PPF_Noise_ComfyUI
PPF_Noise_ComfyUI copied to clipboard
The exponent isn't used by default...?
Am I reading this right? The amplitude
starts at 1.0, and is repeatedly multiplied by persistence
. The default persistence
is 1.0, which means amplitude
stays at 1.0 through all those multiplications. When noise is generated per-channel with
noise_value_r = noise(nx + X, ny + Y, nz + Z, p) * amplitude ** exponent
The operator precedence in Python raises amplitude
to the power of exponent
first, and only then is that result multiplied by the noise()
call. Because by default, amplitude
stays at 1.0, and 1.0 to any non-NaN power is 1.0, the exponent is simply ignored unless persistence
has been set to something other than 1.0 .
I am guessing this is not the intended behavior. Without exponentiation involved, I would think this isn't actually different from Perlin noise with Fractal Brownian Motion (the most common way I've seen Perlin noise), and I'd suggest changing the default persistence
so this does something more-or-less novel by default.
I'd also strongly suggest clarifying the range calls to noise()
can take, since there's no single standard across noise implementations, and exponentiation would be very different if it can apply to negative and positive numbers, rather than just positive ones. It looks like your noise() can return values between -1 and 1, which is I believe as Ken Perlin originally wrote it, but that seems a little curious to use for RGBA channels. In the context of this generator, does it make sense to have a negative value for red, green, or blue? Should it clamp values, should the noise be scaled and shifted to the 0-1 range, or should the noise be left alone?

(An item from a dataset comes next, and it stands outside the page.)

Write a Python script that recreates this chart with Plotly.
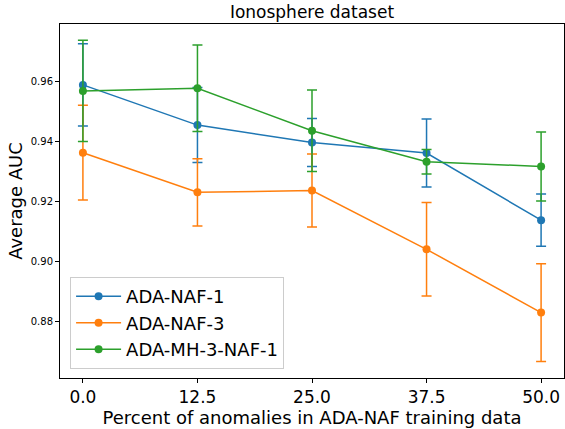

Typically, with 8 octaves of Perlin noise, the results are much more frequent near the center of the range (for noise between -1 and 1, that would be around 0) than they are at the most extreme values. Clamping such values would produce 0 or a low value most often by far, which could be optimal in this case because high outliers would be rare. Scaling and shifting the noise to the 0 to 1 range would put most results near 0.5 . Perlin and more recently Schlick have published good "bias" and "gain" functions that can be used to emphasize or de-emphasize extreme values. Barron published a convenient micro-paper, https://arxiv.org/abs/2010.09714 , for a way to control the emphasis even more using two parameters; this applies to values in the 0 to 1 range and produces results in that range as well. If you use any of these parameterized emphasis controls, you can expose the parameters to users as well! That is something I feel isn't present enough when noise is provided by libraries, and is very powerful when someone needs really tight control.
Thanks for thinking about ways to improve AI art! It's great to see how code has become so influential to this new field. It would be interesting if someone could figure out just how and why using Perlin (power fractal) noise is more effective than whatever Comfy uses without this. I'm guessing that since the distribution of Perlin noise is quite different from, say, white noise, if Comfy used white noise it would have more random outliers relative to any form of multi-octave Perlin (or Simplex) noise.